Warren is vehemently opposed to Congress approving a “fast track” bill allowing Obama to pass this major trade agreement between 12 Pacific countries. Warren is unconvinced by the lack of transparency surrounding the bill, claiming there are hidden provisions that “could help multinational corporations ship American jobs overseas or allow for watering down of environmental or labor rules.” Since the Congress nor the American public are unable to view the deal before it’s approved (“you’ve got to pass it to find out what’s in it”), Congress is unable to amend or fix it. Once the deal is done, she argues, there is no turning back, regardless of the damage to the American people and economy.

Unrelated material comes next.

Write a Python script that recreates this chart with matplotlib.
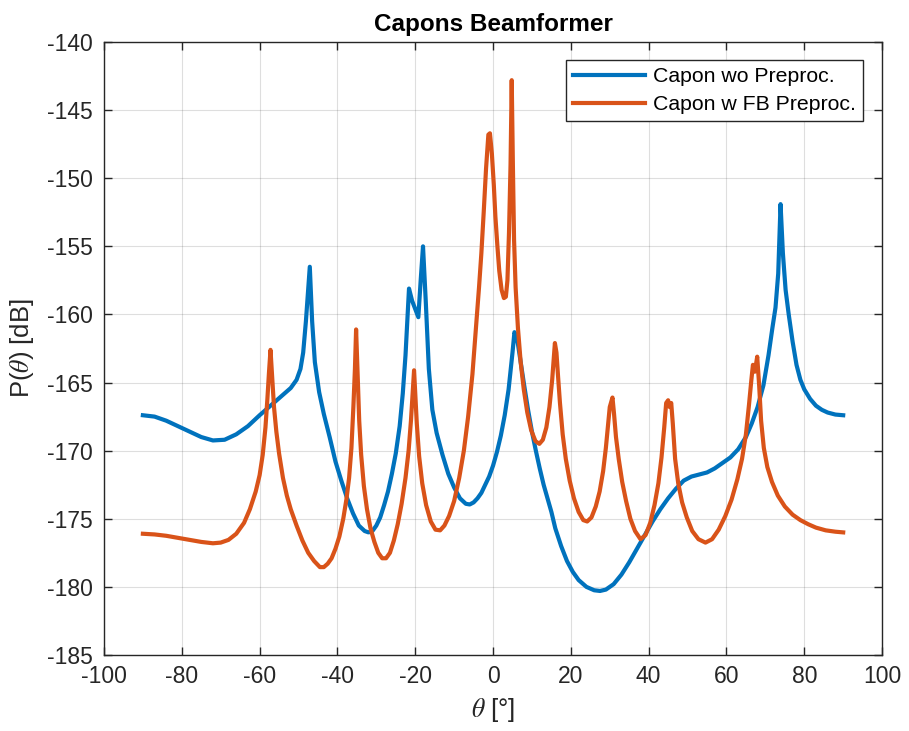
import numpy as np
import matplotlib
matplotlib.use('Agg')
import matplotlib.pyplot as plt

plt.rcParams['font.family'] = ['Liberation Sans', 'DejaVu Sans']
plt.rcParams['mathtext.fontset'] = 'stix'
plt.rcParams['axes.unicode_minus'] = False

# Capon wo Preproc. (theta in deg, power in dB)
theta_wo = [-90, -87, -84, -81, -78, -75, -72, -69, -66, -63, -60, -58, -56, -54, -52,
            -50.5, -49.5, -48.8, -48.1, -47.1, -46.5, -45.8, -44.7, -43.5, -42, -40.5,
            -39, -37.5, -36, -34.5, -33, -32, -31, -30, -29, -28, -27, -26, -25, -24,
            -23.2, -22.5, -21.6, -20.8, -19.2, -18.6, -18.0, -17.3, -16.5, -15.6, -14.5,
            -13, -11.5, -10, -8.5, -7, -6, -5, -4, -3, -2, -1, 0, 1, 2, 3, 4, 5, 5.5,
            6.2, 7, 8, 9, 10, 11, 12, 13, 14, 15, 16, 17.5, 19, 20.5, 22, 24, 26, 27.5,
            29, 31, 33, 35, 37, 39, 41, 43, 45, 47, 49, 51, 53, 55, 57, 59, 61, 63, 65,
            66.5, 68, 69.5, 70.8, 71.8, 72.6, 73.3, 73.9, 74.5, 75.2, 76, 77, 78, 79, 80,
            81.5, 83, 84.5, 86, 88, 90]
p_wo = [-167.4, -167.5, -167.8, -168.2, -168.6, -169.0, -169.25, -169.2, -168.8, -168.2,
        -167.4, -166.9, -166.4, -165.9, -165.4, -164.8, -164.0, -162.8, -160.5, -156.5,
        -160.5, -163.5, -165.7, -167.3, -169.0, -170.8, -172.2, -173.5, -174.6, -175.5,
        -175.9, -176.0, -175.9, -175.5, -174.9, -174.0, -173.0, -171.7, -170.2, -168.2,
        -165.8, -163.0, -158.1, -159.0, -160.2, -157.5, -155.0, -159.0, -164.0, -167.0,
        -168.7, -170.3, -171.7, -172.7, -173.5, -173.9, -173.95, -173.8, -173.5, -173.1,
        -172.5, -171.9, -171.1, -170.1, -168.9, -167.4, -165.5, -162.8, -161.3, -161.8,
        -163.3, -165.2, -167.0, -168.6, -170.0, -171.3, -172.5, -173.5, -174.5, -175.7,
        -177.0, -178.1, -178.9, -179.5, -180.0, -180.25, -180.3, -180.2, -179.8, -179.1,
        -178.2, -177.2, -176.2, -175.2, -174.3, -173.5, -172.8, -172.2, -171.9, -171.75,
        -171.6, -171.3, -170.9, -170.5, -169.9, -169.0, -168.0, -166.8, -165.2, -163.0,
        -161.0, -159.5, -157.0, -151.9, -155.5, -158.2, -160.0, -162.0, -163.7, -164.8,
        -165.5, -166.2, -166.7, -167.0, -167.2, -167.35, -167.4]

# Capon w FB Preproc.
theta_fb = [-90, -87, -84, -81, -78, -75, -72, -70, -68, -66, -64, -62.5, -61, -60, -59.2,
            -58.5, -58, -57.6, -57.2, -56.8, -56.3, -55.7, -55, -54, -53, -52, -50.5, -49,
            -47.5, -46, -44.5, -43.5, -42.5, -41.5, -40.5, -39.5, -38.5, -37.7, -37,
            -36.4, -35.9, -35.5, -35.2, -34.8, -34.4, -33.9, -33.2, -32.4, -31.5, -30.5,
            -29.5, -28.5, -27.5, -26.5, -25.5, -24.5, -23.5, -22.5, -21.7, -21.1, -20.6,
            -20.3, -20.0, -19.6, -19.0, -18.2, -17.2, -16, -14.8, -13.6, -12.5, -11.3,
            -10, -8.7, -7.5, -6.4, -5.3, -4.4, -3.6, -3.0, -2.4, -1.8, -1.2, -0.8, -0.3,
            0.2, 0.6, 1.1, 1.6, 2.2, 2.8, 3.3, 3.7, 4.1, 4.5, 4.8, 5.1, 5.4, 5.8, 6.4,
            7.1, 7.9, 8.8, 9.8, 10.9, 11.9, 12.8, 13.7, 14.5, 15.2, 15.6, 15.9, 16.3,
            16.7, 17.2, 17.9, 18.7, 19.7, 20.8, 22, 23.2, 24.2, 25.3, 26.4, 27.4, 28.3,
            29.0, 29.6, 30.0, 30.3, 30.7, 31.1, 31.6, 32.3, 33.2, 34.2, 35.3, 36.5, 37.9,
            39.2, 40.4, 41.5, 42.5, 43.3, 44.0, 44.5, 45.0, 45.4, 45.8, 46.2, 46.8, 47.6,
            48.6, 49.8, 51.2, 52.8, 54.6, 56.3, 58, 59.7, 61.3, 62.8, 64.0, 65.0, 65.8,
            66.4, 66.8, 67.3, 67.9, 68.4, 68.9, 69.6, 70.5, 71.7, 73.2, 75, 77, 79, 81,
            83, 85.5, 88, 90]
p_fb = [-176.1, -176.15, -176.25, -176.4, -176.55, -176.7, -176.8, -176.75, -176.55,
        -176.1, -175.3, -174.3, -173.0, -171.8, -170.3, -168.3, -166.2, -164.3, -162.6,
        -164.5, -166.8, -168.6, -170.2, -172.0, -173.3, -174.3, -175.5, -176.6, -177.5,
        -178.1, -178.55, -178.55, -178.3, -177.9, -177.2, -176.3, -175.0, -173.6, -172.0,
        -169.8, -166.8, -164.0, -161.1, -164.5, -167.8, -170.3, -172.6, -174.3, -175.7,
        -176.7, -177.5, -177.9, -177.9, -177.5, -176.6, -175.4, -173.9, -172.0, -170.0,
        -167.8, -165.5, -164.1, -165.8, -168.0, -170.4, -172.4, -174.0, -175.2, -175.8,
        -175.85, -175.5, -174.8, -173.7, -172.0, -170.0, -167.5, -164.4, -161.0, -158.0,
        -155.5, -152.5, -149.3, -146.8, -146.7, -148.2, -150.5, -152.8, -154.9, -156.8,
        -158.2, -158.8, -158.7, -157.5, -154.0, -149.0, -142.8, -149.0, -154.5, -158.0,
        -161.0, -163.5, -165.5, -167.2, -168.5, -169.3, -169.5, -169.2, -168.3, -166.8,
        -164.8, -163.3, -162.1, -162.8, -164.5, -166.5, -168.8, -170.6, -172.2, -173.5,
        -174.5, -175.1, -175.2, -174.9, -174.1, -173.0, -171.5, -169.8, -168.0, -166.8,
        -166.5, -166.1, -167.3, -169.0, -170.6, -172.3, -173.7, -175.0, -175.9, -176.5,
        -176.2, -175.3, -174.0, -172.4, -170.5, -168.3, -166.5, -166.3, -166.8, -166.5,
        -168.0, -170.6, -172.4, -173.8, -174.9, -175.9, -176.5, -176.75, -176.5, -175.8,
        -174.8, -173.6, -172.1, -170.6, -168.8, -166.6, -164.8, -163.7, -164.2, -163.1,
        -165.2, -167.8, -169.8, -171.2, -172.3, -173.3, -174.1, -174.7, -175.1, -175.4,
        -175.65, -175.85, -175.95, -176.0]

labels = ['Capon wo Preproc.', 'Capon w FB Preproc.']
colors = ['#0072BD', '#D95319']
xticks = np.arange(-100, 101, 20)
yticks = np.arange(-185, -139, 5)

fig = plt.figure(figsize=(9.09, 7.31), dpi=100)
ax = fig.add_axes([0.1144, 0.104, 0.856, 0.8385])

ax.plot(theta_wo, p_wo, color=colors[0], lw=3, label=labels[0], solid_joinstyle='round')
ax.plot(theta_fb, p_fb, color=colors[1], lw=3, label=labels[1], solid_joinstyle='round')

ax.set_xlim(-100, 100)
ax.set_ylim(-185, -140)
ax.set_xticks(xticks)
ax.set_yticks(yticks)
ax.grid(True, color='#262626', alpha=0.15, lw=0.8)
ax.set_axisbelow(True)

for s in ax.spines.values():
    s.set_color('#262626')
    s.set_linewidth(1.0)
ax.tick_params(direction='in', length=6, width=1.0, colors='#262626',
               labelsize=16.5, top=True, right=True)
ax.tick_params(axis='y', pad=8)
ax.tick_params(axis='x', pad=7)

ax.set_title('Capons Beamformer', fontsize=17.5, fontweight='bold', pad=8)
ax.set_xlabel(r'$\theta$ [°]', fontsize=18.5, color='#262626', labelpad=6)
ax.set_ylabel(r'P($\theta$) [dB]', fontsize=18.5, color='#262626', labelpad=8)

leg = ax.legend(loc='upper right', bbox_to_anchor=(0.9756, 0.9706), borderaxespad=0,
                fontsize=15.3, frameon=True, fancybox=False, edgecolor='#262626',
                framealpha=1, handlelength=3.4, handletextpad=0.35, borderpad=0.35,
                labelspacing=0.4)
leg.get_frame().set_linewidth(1.0)

plt.savefig('out.png', dpi=100)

The Obama Administration firmly believes in the trade deal, with the president claiming it “fixes a lot of the problems that you had in things like NAFTA.” He has also said that it is “the most progressive framework for trade we have ever had.” His comment regarding Warren’s opposition is “I love Elizabeth. We’re allies on a whole host of issues, but she’s wrong on this.”
The Obama/Warren argument displays the two sides of the Democrat Party. While many Democrats are supporting the TPP, Sen. Harry Reid of Nevada stands firmly against Obama on the TPP issue, saying, “I have never, ever … supported a trade agreement, and I’m not going to start now. So the answer is not only no, but hell no.”